Many of the men marching into Richmond had been born as slaves, for example 1st Sergeant Edward Ratcliff (1835-1915), of the 38th Regiment, U.S. Colored Troops. Unfortunately no photograph of Ratcliff seems to have survived to the Internet Age, however we do know that he won the Medal of Honor for his actions at one of the Petersburg battles, Chaffin's Farm (Sept 29, 1864) where he had:
Commanded and gallantly led his company after the commanding officer had been killed; was the first enlisted man to enter the enemy's works.
Bottom rail top indeed.
Image 9: Thomas Nast. "The Union as it was / The Lost Cause",
Harper's Weekly, v. 18, no. 930 (24 Oct 1874).
Consequences
Militarily the South was finished after Richmond fell. The proper thing to have done would have been simply to capitulate -- the army had no food and little transport for its heavy equipment.
But Jefferson Davis wouldn't consider it, and ordered a desperate march to join with the remaining Confederate forces in North Carolina.
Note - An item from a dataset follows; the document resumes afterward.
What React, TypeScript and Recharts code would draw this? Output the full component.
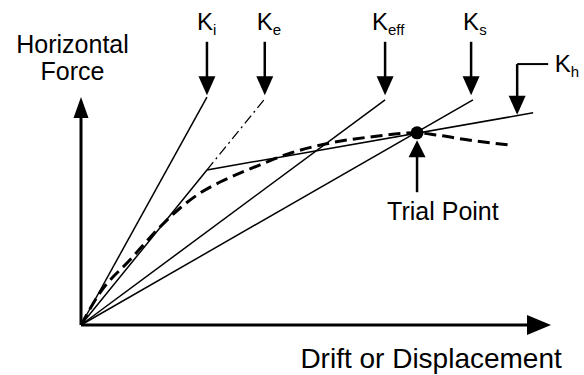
import React from "react";
import { LineChart, Line, XAxis, YAxis, ReferenceLine, ReferenceDot } from "recharts";

const FONT = "'Liberation Sans', Arial, sans-serif";

// stiffness lines from the origin (drift, force)
const kiLine = [{ x: 0, y: 0 }, { x: 2.68, y: 4.91 }];
const keffLine = [{ x: 0, y: 0 }, { x: 6.47, y: 4.85 }];
const ksLine = [{ x: 0, y: 0 }, { x: 8.34, y: 4.85 }];
// bilinear idealisation: elastic to yield, then post-yield slope Kh
const bilinear = [{ x: 0, y: 0 }, { x: 2.68, y: 3.34 }, { x: 9.62, y: 4.57 }];
const keExtension = [{ x: 2.68, y: 3.34 }, { x: 3.91, y: 4.87 }];
// capacity curve
const backbone = [
  { x: 0, y: 0 },
  { x: 0.4, y: 0.69 },
  { x: 1.04, y: 1.4 },
  { x: 1.68, y: 2.11 },
  { x: 2.11, y: 2.52 },
  { x: 2.53, y: 2.84 },
  { x: 2.96, y: 3.08 },
  { x: 3.38, y: 3.27 },
  { x: 3.81, y: 3.45 },
  { x: 4.45, y: 3.7 },
  { x: 5.3, y: 3.92 },
  { x: 6.15, y: 4.05 },
  { x: 7.15, y: 4.14 },
  { x: 7.57, y: 4.09 },
  { x: 8.28, y: 3.98 },
  { x: 9.09, y: 3.88 }
];
const trialPoint = { x: 7.15, y: 4.14 };

// stiffness labels: arrow x, text left x
const kLabels = [
  { sub: "i", arrowX: 2.68, textX: 2.47 },
  { sub: "e", arrowX: 3.91, textX: 3.74 },
  { sub: "eff", arrowX: 6.47, textX: 6.19 },
  { sub: "s", arrowX: 8.3, textX: 8.13 }
];
const labelTop = 6.1;
const labelTip = 4.95;
const labelBaseline = 6.35;

const khLeader = { fromX: 9.94, x: 9.28, y: 5.62, tip: 4.53, textX: 10.08, textY: 5.45 };
const trialArrow = { bottom: 2.86, tip: 3.98, textX: 7.7, textY: 2.26 };

function arrow(head: number, width: number, stroke: number) {
  return (p: any) => {
    const { x1, y1, x2, y2 } = p;
    const dx = x2 - x1;
    const dy = y2 - y1;
    const len = Math.hypot(dx, dy) || 1;
    const ux = dx / len;
    const uy = dy / len;
    const bx = x2 - ux * head;
    const by = y2 - uy * head;
    const px = (-uy * width) / 2;
    const py = (ux * width) / 2;
    return (
      <g>
        <line x1={x1} y1={y1} x2={bx + ux} y2={by + uy} stroke="#000" strokeWidth={stroke} />
        <polygon points={`${x2},${y2} ${bx + px},${by + py} ${bx - px},${by - py}`} fill="#000" />
      </g>
    );
  };
}

const kText = (sub: string) => (p: any) => (
  <text x={p.cx} y={p.cy} fontFamily={FONT} fontSize={24} fill="#000">
    K<tspan fontSize={15} dy={5}>{sub}</tspan>
  </text>
);

const plainText = (text: string, size: number, anchor: "start" | "middle" | "end") => (p: any) => (
  <text x={p.cx} y={p.cy} fontFamily={FONT} fontSize={size} fill="#000" textAnchor={anchor}>
    {text}
  </text>
);

export default function App() {
  return (
    <div style={{ position: "absolute", left: 0, top: 0, background: "#fff" }}>
      <LineChart width={584} height={375} margin={{ top: 0, right: 33, bottom: 50, left: 81 }}>
        <XAxis type="number" dataKey="x" domain={[0, 10]} hide />
        <YAxis type="number" dataKey="y" domain={[0, 7]} hide />

        <Line data={backbone} dataKey="y" type="monotone" stroke="#000" strokeWidth={3} strokeDasharray="12 6" dot={false} activeDot={false} isAnimationActive={false} />
        <Line data={kiLine} dataKey="y" type="linear" stroke="#000" strokeWidth={1.5} dot={false} activeDot={false} isAnimationActive={false} />
        <Line data={keffLine} dataKey="y" type="linear" stroke="#000" strokeWidth={1.5} dot={false} activeDot={false} isAnimationActive={false} />
        <Line data={ksLine} dataKey="y" type="linear" stroke="#000" strokeWidth={1.5} dot={false} activeDot={false} isAnimationActive={false} />
        <Line data={bilinear} dataKey="y" type="linear" stroke="#000" strokeWidth={1.5} dot={false} activeDot={false} isAnimationActive={false} />
        <Line data={keExtension} dataKey="y" type="linear" stroke="#000" strokeWidth={1.3} strokeDasharray="10 4 2 4" dot={false} activeDot={false} isAnimationActive={false} />

        {/* axes with arrow heads */}
        <ReferenceLine segment={[{ x: 0, y: 0 }, { x: 10, y: 0 }]} shape={arrow(24, 20, 3)} />
        <ReferenceLine segment={[{ x: 0, y: 0 }, { x: 0, y: 4.91 }]} shape={arrow(21, 15, 3)} />

        {kLabels.map((k) => (
          <ReferenceLine key={"a" + k.sub} segment={[{ x: k.arrowX, y: labelTop }, { x: k.arrowX, y: labelTip }]} shape={arrow(19, 17, 2.5)} />
        ))}
        {kLabels.map((k) => (
          <ReferenceDot key={"t" + k.sub} x={k.textX} y={labelBaseline} ifOverflow="visible" shape={kText(k.sub)} />
        ))}

        <ReferenceLine segment={[{ x: khLeader.fromX, y: khLeader.y }, { x: khLeader.x, y: khLeader.y }]} stroke="#000" strokeWidth={2} />
        <ReferenceLine segment={[{ x: khLeader.x, y: khLeader.y }, { x: khLeader.x, y: khLeader.tip }]} shape={arrow(19, 17, 2.5)} />
        <ReferenceDot x={khLeader.textX} y={khLeader.textY} ifOverflow="visible" shape={kText("h")} />

        <ReferenceDot x={trialPoint.x} y={trialPoint.y} r={6.5} fill="#000" stroke="none" />
        <ReferenceLine segment={[{ x: trialPoint.x, y: trialArrow.bottom }, { x: trialPoint.x, y: trialArrow.tip }]} shape={arrow(17, 17, 2.5)} />
        <ReferenceDot x={trialArrow.textX} y={trialArrow.textY} ifOverflow="visible" shape={plainText("Trial Point", 25, "middle")} />

        <ReferenceDot x={-0.18} y={5.86} ifOverflow="visible" shape={plainText("Horizontal", 25, "middle")} />
        <ReferenceDot x={-0.18} y={5.28} ifOverflow="visible" shape={plainText("Force", 25, "middle")} />
        <ReferenceDot x={10.23} y={-0.93} ifOverflow="visible" shape={plainText("Drift or Displacement", 28, "end")} />
      </LineChart>
    </div>
  );
}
Lee, obedient to the wishes of the civil authorities, remained in the field with the army until forced to surrender at Appomattox on Sunday, April 9, 1865.
Lee's surrender is generally (but rather inaccurately) marked as the end of the Civil War. For the southern revisionist historians, one could not ask for better imagery.
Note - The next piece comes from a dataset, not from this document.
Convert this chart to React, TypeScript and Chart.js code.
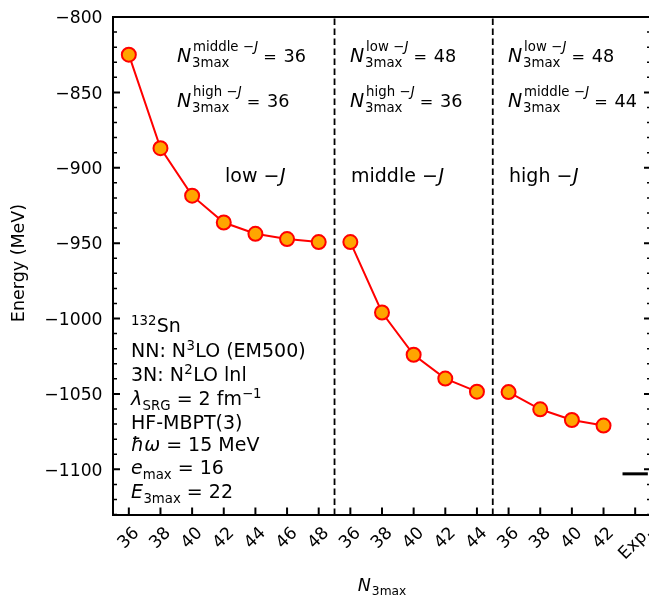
import React, { useEffect, useRef } from "react";
import { Chart, registerables } from "chart.js";

Chart.register(...registerables);

// ---------- data ----------
const lowJN = [36, 38, 40, 42, 44, 46, 48];
const lowJE = [-825, -887, -918.5, -936.3, -943.8, -947.3, -949.3];
const midJN = [36, 38, 40, 42, 44];
const midJE = [-949.3, -996, -1024, -1039.8, -1048.5];
const highJN = [36, 38, 40, 42];
const highJE = [-1048.8, -1060.2, -1067.3, -1071];
const expLabel = "Exp.";
const expE = -1103;
const yMajorTicks = [-800, -850, -900, -950, -1000, -1050, -1100];
const yMin = -1130.3;
const yMax = -800;
const xTickLabels: string[] = [
  ...lowJN.map(String),
  ...midJN.map(String),
  ...highJN.map(String),
  expLabel,
];

const FONT = '"DejaVu Sans"';
const CW = 660;
const CH = 595;
const TICKFS = 17.2;

type Seg = { t: string; it?: boolean; sc?: number; dy?: number; dx?: number };
type Stack = { sup?: Seg[]; sub?: Seg[]; dxSup?: number; dxSub?: number };
type Item = Seg | Stack;

function drawSegs(ctx: CanvasRenderingContext2D, x: number, y: number, size: number, segs: Seg[], scale = 1, dyBase = 0) {
  let cx = x;
  for (const s of segs) {
    const fs = size * scale * (s.sc ?? 1);
    ctx.font = `${s.it ? "italic " : ""}${fs}px ${FONT}`;
    cx += (s.dx ?? 0) * size;
    ctx.fillText(s.t, cx, y + ((s.dy ?? 0) + dyBase) * size);
    cx += ctx.measureText(s.t).width;
  }
  return cx;
}

function drawRich(ctx: CanvasRenderingContext2D, x: number, y: number, size: number, items: Item[]) {
  ctx.textAlign = "left";
  ctx.textBaseline = "alphabetic";
  let cx = x;
  for (const it of items) {
    if ("t" in it) {
      cx = drawSegs(ctx, cx, y, size, [it]);
    } else {
      let e1 = cx;
      let e2 = cx;
      if (it.sup) e1 = drawSegs(ctx, cx + (it.dxSup ?? 0) * size, y, size, it.sup, 0.7, -0.6);
      if (it.sub) e2 = drawSegs(ctx, cx + (it.dxSub ?? 0) * size, y, size, it.sub, 0.7, 0.24);
      cx = Math.max(e1, e2);
    }
  }
  return cx;
}

const jSup = (word: string): Seg[] => [{ t: word }, { t: " \u2212" }, { t: "J", it: true, dx: 0.02 }];
const nLabel = (word: string, val: string): Item[] => [
  { t: "N", it: true },
  { sup: jSup(word), sub: [{ t: "3max" }], dxSup: 0.1, dxSub: 0.04 },
  { t: "=", sc: 0.85, dx: 0.26 },
  { t: val, sc: 0.93, dx: 0.36 },
];

const annotPlugin = {
  id: "annot",
  beforeDatasetsDraw(chart: any) {
    const ctx: CanvasRenderingContext2D = chart.ctx;
    const xs = chart.scales.x;
    const { top, bottom } = chart.chartArea;
    ctx.save();
    ctx.strokeStyle = "#000";
    ctx.lineWidth = 1.8;
    ctx.setLineDash([6.5, 3.5]);
    for (const b of [lowJN.length - 0.5, lowJN.length + midJN.length - 0.5]) {
      const px = xs.getPixelForValue(b);
      ctx.beginPath();
      ctx.moveTo(px, bottom);
      ctx.lineTo(px, top);
      ctx.stroke();
    }
    ctx.restore();
  },
  afterDraw(chart: any) {
    const ctx: CanvasRenderingContext2D = chart.ctx;
    const xs = chart.scales.x;
    const ys = chart.scales.y;
    const { left, right, top, bottom } = chart.chartArea;
    ctx.save();
    ctx.fillStyle = "#000";
    ctx.strokeStyle = "#000";

    // spines
    ctx.lineWidth = 2;
    ctx.strokeRect(left, top, right - left, bottom - top);

    // y ticks (inward, left and right)
    for (let v = -800; v >= yMin; v -= 10) {
      const py = ys.getPixelForValue(v);
      const major = v % 50 === 0;
      const len = major ? 7 : 4;
      ctx.lineWidth = major ? 2 : 1.5;
      ctx.beginPath();
      ctx.moveTo(left, py);
      ctx.lineTo(left + len, py);
      ctx.moveTo(right, py);
      ctx.lineTo(right - len, py);
      ctx.stroke();
    }
    // y tick labels
    ctx.font = `${TICKFS}px ${FONT}`;
    ctx.textAlign = "right";
    ctx.textBaseline = "alphabetic";
    for (const v of yMajorTicks) {
      const py = ys.getPixelForValue(v);
      ctx.fillText("\u2212" + String(Math.abs(v)), left - 10.5, py + 0.3645 * TICKFS);
    }

    // x ticks and labels
    xTickLabels.forEach((lab, i) => {
      const px = xs.getPixelForValue(i);
      ctx.lineWidth = 2;
      ctx.beginPath();
      ctx.moveTo(px, bottom);
      ctx.lineTo(px, bottom - 7.5);
      ctx.stroke();
      ctx.font = `${TICKFS}px ${FONT}`;
      const w = ctx.measureText(lab).width;
      const h = TICKFS * 1.164;
      const cy = bottom + 8.5 + ((w + h) * Math.SQRT1_2) / 2;
      ctx.save();
      ctx.translate(px, cy);
      ctx.rotate(-Math.PI / 4);
      ctx.textAlign = "center";
      ctx.textBaseline = "middle";
      ctx.fillText(lab, 0, 0);
      ctx.restore();
    });

    // axis titles
    ctx.save();
    ctx.translate(24, 263);
    ctx.rotate(-Math.PI / 2);
    ctx.font = `17.5px ${FONT}`;
    ctx.textAlign = "center";
    ctx.textBaseline = "alphabetic";
    ctx.fillText("Energy (MeV)", 0, 0);
    ctx.restore();

    {
      ctx.font = `italic 17.5px ${FONT}`;
      const wN = ctx.measureText("N").width;
      ctx.font = `${17.5 * 0.7}px ${FONT}`;
      const wS = ctx.measureText("3max").width;
      const total = wN + wS + 1;
      const cx = (left + right) / 2;
      drawRich(ctx, cx - total / 2, 591, 17.5, [
        { t: "N", it: true },
        { sub: [{ t: "3max" }], dxSub: 0.06 },
      ]);
    }

    // annotations in panels
    const S = 19;
    const b1 = 62;
    const b2 = 107;
    const b3 = 181.5;
    const p1 = 177;
    const p2 = 350;
    const p3 = 508;
    drawRich(ctx, p1, b1, S, nLabel("middle", "36"));
    drawRich(ctx, p1, b2, S, nLabel("high", "36"));
    drawRich(ctx, 225, b3, S, [{ t: "low \u2212" }, { t: "J", it: true, dx: 0.03 }]);

    drawRich(ctx, p2, b1, S, nLabel("low", "48"));
    drawRich(ctx, p2, b2, S, nLabel("high", "36"));
    drawRich(ctx, p2 + 1, b3, S, [{ t: "middle \u2212" }, { t: "J", it: true, dx: 0.03 }]);

    drawRich(ctx, p3, b1, S, nLabel("low", "48"));
    drawRich(ctx, p3, b2, S, nLabel("middle", "44"));
    drawRich(ctx, p3 + 1, b3, S, [{ t: "high \u2212" }, { t: "J", it: true, dx: 0.03 }]);

    // parameter block
    const bx = 131;
    const up = 0.23;
    drawRich(ctx, bx, 332, S, [{ sup: [{ t: "132", dy: up }] }, { t: "Sn", dx: 0.02 }]);
    drawRich(ctx, bx, 357, S, [{ t: "NN: N" }, { sup: [{ t: "3", dy: up, dx: 0.02 }] }, { t: "LO (EM500)", dx: 0.02 }]);
    drawRich(ctx, bx, 381, S, [{ t: "3N: N" }, { sup: [{ t: "2", dy: up, dx: 0.02 }] }, { t: "LO lnl", dx: 0.02 }]);
    drawRich(ctx, bx, 405, S, [
      { t: "\u03bb", it: true },
      { sub: [{ t: "SRG" }], dxSub: 0.02 },
      { t: " = 2 fm" },
      { sup: [{ t: "\u22121", dy: up }] },
    ]);
    drawRich(ctx, bx, 429, S, [{ t: "HF-MBPT(3)" }]);
    drawRich(ctx, bx, 451, S, [{ t: "\u0127\u03c9", it: true }, { t: " = 15 MeV" }]);
    drawRich(ctx, bx, 474, S, [{ t: "e", it: true }, { sub: [{ t: "max" }] }, { t: " = 16" }]);
    drawRich(ctx, bx, 498, S, [{ t: "E", it: true }, { sub: [{ t: "3max" }], dxSub: 0.02 }, { t: " = 22" }]);

    ctx.restore();
  },
};

export default function App() {
  const ref = useRef<HTMLCanvasElement | null>(null);
  useEffect(() => {
    if (!ref.current) return;
    const mk = (vals: number[], offset: number) =>
      vals.map((e, k) => ({ x: offset + k, y: e }));
    const pointStyle = {
      borderColor: "#ff0000",
      backgroundColor: "#ffa500",
      borderWidth: 2,
      pointRadius: 7,
      pointBorderWidth: 2,
      pointBackgroundColor: "#ffa500",
      pointBorderColor: "#ff0000",
      showLine: true,
      tension: 0,
      clip: false as any,
    };
    const expIdx = xTickLabels.length - 1;
    const chart = new Chart(ref.current, {
      type: "scatter",
      data: {
        datasets: [
          { label: "low-J", data: mk(lowJE, 0), ...pointStyle },
          { label: "middle-J", data: mk(midJE, lowJN.length), ...pointStyle },
          { label: "high-J", data: mk(highJE, lowJN.length + midJN.length), ...pointStyle },
          {
            label: "Exp.",
            data: [
              { x: expIdx - 0.4, y: expE },
              { x: expIdx + 0.4, y: expE },
            ],
            showLine: true,
            borderColor: "#000",
            borderWidth: 3,
            pointRadius: 0,
            backgroundColor: "#000",
          },
        ],
      },
      options: {
        responsive: false,
        maintainAspectRatio: false,
        devicePixelRatio: 1,
        animation: false,
        layout: { padding: { left: 113, top: 17, right: CW - 651, bottom: CH - 515 } },
        plugins: { legend: { display: false }, tooltip: { enabled: false } },
        scales: {
          x: { type: "linear", min: -0.5, max: 16.5, display: false },
          y: { type: "linear", min: yMin, max: yMax, display: false },
        },
      },
      plugins: [annotPlugin],
    });
    return () => chart.destroy();
  }, []);
  return (
    <div
      style={{
        position: "absolute",
        left: 0,
        top: 0,
        width: 649,
        height: 595,
        overflow: "hidden",
        background: "#fff",
      }}
    >
      <canvas ref={ref} width={CW} height={CH} style={{ display: "block", width: CW, height: CH }} />
    </div>
  );
}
Picture in your mind, aged and, as he certainly was, dignified Lee, perfectly dressed, carrying a sword, and alone save for a single aide, surrendering to the rather scruffy, workmanlike and swordless Grant, backed by ten or so equally-scruffy blue coated generals.
This was certainly a vast improvement over the images of panic and arson in Richmond just six days before. It would hardly do for the Lost Cause to be symbolized by people getting down on their hands and knees to drink the whisky flowing in the gutters of Richmond.
Or maybe that should have been exactly the image to represent the Lost Cause.